Currently GPU-only. Requires ColossalAI to be installed via
pip install -v --no-cache-dir --global-option="--cuda_ext" ./.This version of fused SGD implements 2 fusions.
Fusion of the SGD update’s elementwise operations
A multi-tensor apply launch that batches the elementwise updates applied to all the model’s parameters into one or a few kernel launches.
colossalai.nn.optimizer.FusedSGDmay be used as a drop-in replacement fortorch.optim.SGDcolossalai.nn.optimizer.FusedSGDmay be used with or without Amp.Nesterov momentum is based on the formula from On the importance of initialization and momentum in deep learning.
- Parameters
params (iterable) – iterable of parameters to optimize or dicts defining parameter groups
lr (float) – learning rate
momentum (float, optional) – momentum factor (default: 0)
weight_decay (float, optional) – weight decay (L2 penalty) (default: 0)
dampening (float, optional) – dampening for momentum (default: 0)
nesterov (bool, optional) – enables Nesterov momentum (default: False)
Note
The implementation of SGD with Momentum/Nesterov subtly differs from Sutskever et. al. and implementations in some other frameworks. Considering the specific case of Momentum, the update can be written as
\[\begin{split}v = \rho * v + g \\ p = p - lr * v\end{split}\]where p, g, v and \(\rho\) denote the parameters, gradient, velocity, and momentum respectively. This is in contrast to Sutskever et. al. and other frameworks which employ an update of the form
\[\begin{split}v = \rho * v + lr * g \\ p = p - v\end{split}\]The Nesterov version is analogously modified.
- step(closure=None)
Performs a single optimization step.
- Parameters
closure (callable, optional) – A closure that reevaluates the model and returns the loss.
- class colossalai.nn.optimizer.Lamb(params, lr=0.001, betas=(0.9, 0.999), eps=1e-06, weight_decay=0, adam=False)
Implements Lamb algorithm. It has been proposed in Large Batch Optimization for Deep Learning: Training BERT in 76 minutes.
- Parameters
params (iterable) – iterable of parameters to optimize or dicts defining parameter groups
lr (float, optional) – learning rate (default: 1e-3)
betas (Tuple[float, float], optional) – coefficients used for computing running averages of gradient and its square (default: (0.9, 0.999))
eps (float, optional) – term added to the denominator to improve numerical stability (default: 1e-6)
weight_decay (float, optional) – weight decay (L2 penalty) (default: 0)
adam (bool, optional) – always use trust ratio = 1, which turns this into Adam. Useful for comparison purposes.
- step(closure=None)
Performs a single optimization step.
- Parameters
closure (callable, optional) – A closure that reevaluates the model and returns the loss.
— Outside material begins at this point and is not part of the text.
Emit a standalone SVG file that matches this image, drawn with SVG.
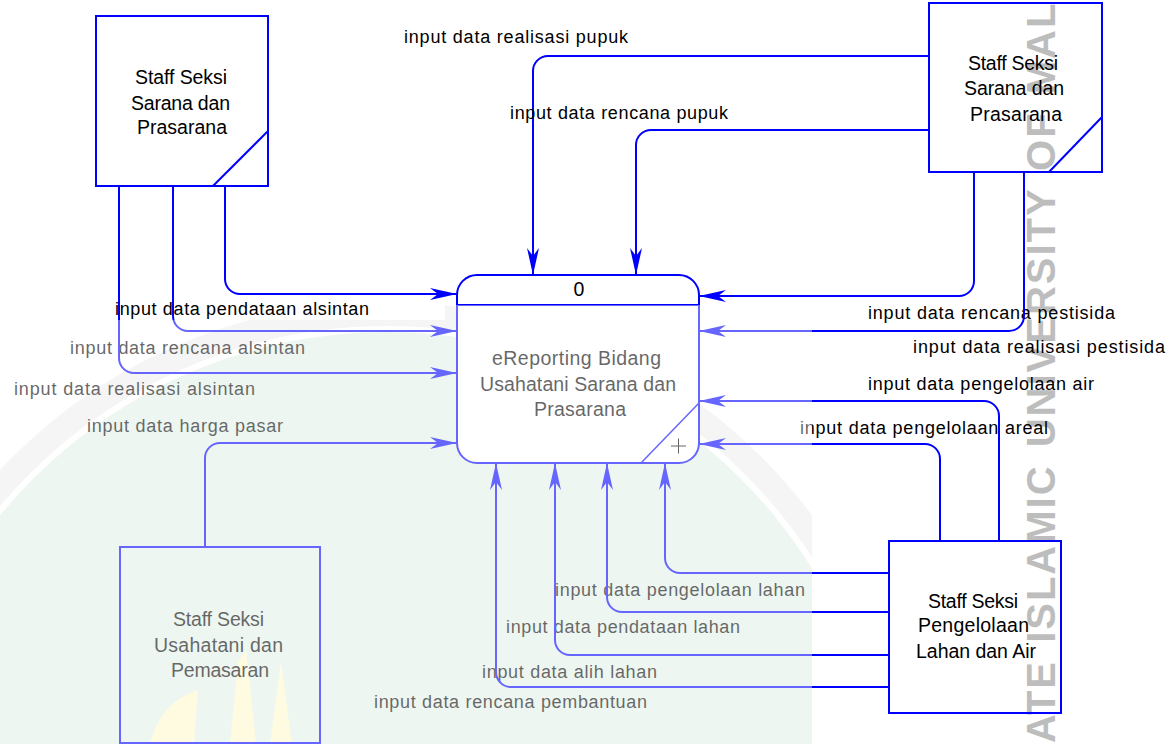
<svg xmlns="http://www.w3.org/2000/svg" width="1173" height="744" viewBox="0 0 1173 744">
<defs>
<style>
.ent{fill:none;stroke:#0000ff;stroke-width:2}
.proc{fill:#fff;stroke:#0000ff;stroke-width:2}
.thin{fill:none;stroke:#0000ff;stroke-width:1.5}
.flow{fill:none;stroke:#0000ff;stroke-width:2;marker-end:url(#arr)}
.lbl{font-family:"Liberation Sans",Arial,sans-serif;font-size:18px;fill:#000}
.nt{font-family:"Liberation Sans",Arial,sans-serif;font-size:19.5px;fill:#000}
.wm{font-family:"Liberation Sans",Arial,sans-serif;font-size:40px;font-weight:bold;fill:#bdbdbd;letter-spacing:2px;word-spacing:4px}
</style>
<marker id="arr" markerWidth="30" markerHeight="14" refX="28" refY="7" orient="auto" markerUnits="userSpaceOnUse"><path d="M28,7 L1,1 L9,7 L1,13 Z" fill="#0000ff"/></marker>
<clipPath id="wmclip"><path d="M0,320 H445 V305 H812 V744 H0 Z"/></clipPath>
</defs>
<rect width="1173" height="744" fill="#fff"/>
<g id="watermark-bg" clip-path="url(#wmclip)">
<circle cx="387" cy="832" r="500" fill="#e2f1e7"/>
<circle cx="387" cy="832" r="518" fill="none" stroke="#efefef" stroke-width="24"/>
<path d="M150,744 Q160,702 198,690 L194,744 Z M230,744 L238,662 L246,650 L256,744 Z M270,744 L281,662 L292,744 Z" fill="#fff8cc"/>
</g>
<g id="watermark-text"><text class="wm" transform="translate(1055,743) rotate(-90)">ATE ISLAMIC UNIVERSITY OF MAL</text></g>

<g id="connectors">
<g><path class="flow" d="M225,186 V279 A15,15 0 0 0 240,294 H457"/><text class="lbl" x="115" y="315" textLength="254" lengthAdjust="spacing">input data pendataan alsintan</text></g>
<g><path class="flow" d="M173,186 V316 A15,15 0 0 0 188,331 H457"/><text class="lbl" x="70" y="354" textLength="235" lengthAdjust="spacing">input data rencana alsintan</text></g>
<g><path class="flow" d="M119,186 V358 A15,15 0 0 0 134,373 H457"/><text class="lbl" x="14" y="395" textLength="241" lengthAdjust="spacing">input data realisasi alsintan</text></g>
<g><path class="flow" d="M205,547 V458 A15,15 0 0 1 220,443 H457"/><text class="lbl" x="87" y="432" textLength="196" lengthAdjust="spacing">input data harga pasar</text></g>
<g><path class="flow" d="M929,56 H548 A15,15 0 0 0 533,71 V275"/><text class="lbl" x="404" y="43" textLength="224" lengthAdjust="spacing">input data realisasi pupuk</text></g>
<g><path class="flow" d="M929,130 H651 A15,15 0 0 0 636,145 V275"/><text class="lbl" x="510" y="119" textLength="218" lengthAdjust="spacing">input data rencana pupuk</text></g>
<g><path class="flow" d="M974,172 V281 A15,15 0 0 1 959,296 H699"/><text class="lbl" x="868" y="319" textLength="247" lengthAdjust="spacing">input data rencana pestisida</text></g>
<g><path class="flow" d="M1024,172 V316 A15,15 0 0 1 1009,331 H699"/><text class="lbl" x="913" y="353" textLength="252" lengthAdjust="spacing">input data realisasi pestisida</text></g>
<g><path class="flow" d="M999,541 V416 A15,15 0 0 0 984,401 H699"/><text class="lbl" x="868" y="390" textLength="226" lengthAdjust="spacing">input data pengelolaan air</text></g>
<g><path class="flow" d="M940,541 V459 A15,15 0 0 0 925,444 H699"/><text class="lbl" x="800" y="434" textLength="248" lengthAdjust="spacing">input data pengelolaan areal</text></g>
<g><path class="flow" d="M889,573 H680 A15,15 0 0 1 665,558 V463"/><text class="lbl" x="555" y="596" textLength="250" lengthAdjust="spacing">input data pengelolaan lahan</text></g>
<g><path class="flow" d="M889,612 H622 A15,15 0 0 1 607,597 V463"/><text class="lbl" x="506" y="633" textLength="234" lengthAdjust="spacing">input data pendataan lahan</text></g>
<g><path class="flow" d="M889,655 H570 A15,15 0 0 1 555,640 V463"/><text class="lbl" x="482" y="678" textLength="175" lengthAdjust="spacing">input data alih lahan</text></g>
<g><path class="flow" d="M889,687 H511 A15,15 0 0 1 496,672 V463"/><text class="lbl" x="374" y="708" textLength="273" lengthAdjust="spacing">input data rencana pembantuan</text></g>
</g>

<g id="process-0">
<rect class="proc" x="457" y="275" width="242" height="188" rx="20" ry="20"/>
<line class="ent" x1="457" y1="305" x2="699" y2="305"/>
<line class="thin" x1="641" y1="463" x2="699" y2="403"/>
<path d="M671,446 H686 M678.5,438.5 V453.5" stroke="#000" stroke-width="1" fill="none"/>
<text class="nt" x="579" y="296" text-anchor="middle">0</text>
<text class="nt" x="492" y="365" textLength="169" lengthAdjust="spacing">eReporting Bidang</text>
<text class="nt" x="480" y="391" textLength="196" lengthAdjust="spacing">Usahatani Sarana dan</text>
<text class="nt" x="534" y="416" textLength="92" lengthAdjust="spacing">Prasarana</text>
</g>

<g id="entity-sarana-1">
<rect class="ent" x="96" y="16" width="172" height="170"/>
<line class="ent" x1="213" y1="186" x2="268" y2="131"/>
<text class="nt" x="135" y="84" textLength="92" lengthAdjust="spacing">Staff Seksi</text>
<text class="nt" x="131" y="110" textLength="99" lengthAdjust="spacing">Sarana dan</text>
<text class="nt" x="137" y="134" textLength="90" lengthAdjust="spacing">Prasarana</text>
</g>

<g id="entity-sarana-2">
<rect class="ent" x="929" y="3" width="173" height="169"/>
<line class="ent" x1="1049" y1="172" x2="1102" y2="117"/>
<text class="nt" x="968" y="70" textLength="90" lengthAdjust="spacing">Staff Seksi</text>
<text class="nt" x="964" y="95" textLength="100" lengthAdjust="spacing">Sarana dan</text>
<text class="nt" x="970" y="121" textLength="92" lengthAdjust="spacing">Prasarana</text>
</g>

<g id="entity-usahatani">
<rect class="ent" x="120" y="547" width="200" height="196"/>
<text class="nt" x="173" y="626" textLength="91" lengthAdjust="spacing">Staff Seksi</text>
<text class="nt" x="154" y="652" textLength="129" lengthAdjust="spacing">Usahatani dan</text>
<text class="nt" x="171" y="677" textLength="98" lengthAdjust="spacing">Pemasaran</text>
</g>

<g id="entity-lahan-air">
<rect class="ent" x="889" y="541" width="172" height="172"/>
<text class="nt" x="928" y="608" textLength="90" lengthAdjust="spacing">Staff Seksi</text>
<text class="nt" x="918" y="632" textLength="111" lengthAdjust="spacing">Pengelolaan</text>
<text class="nt" x="916" y="658" textLength="120" lengthAdjust="spacing">Lahan dan Air</text>
</g>

<g id="watermark-veil" clip-path="url(#wmclip)">
<rect x="0" y="300" width="812" height="444" fill="#fff" opacity="0.4"/>
</g>
</svg>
- class colossalai.nn.optimizer.Lars(params, lr=0.001, momentum=0, eeta=0.001, weight_decay=0, epsilon=0.0)
Implements the LARS optimizer from “Large batch training of convolutional networks”.
- Parameters
params (iterable) – iterable of parameters to optimize or dicts defining parameter groups
lr (float, optional) – learning rate (default: 1e-3)
momentum (float, optional) – momentum factor (default: 0)
eeta (float, optional) – LARS coefficient as used in the paper (default: 1e-3)
weight_decay (float, optional) – weight decay (L2 penalty) (default: 0)
- step(closure=None)
Performs a single optimization step.
- Parameters
closure (callable, optional) – A closure that reevaluates the model and returns the loss.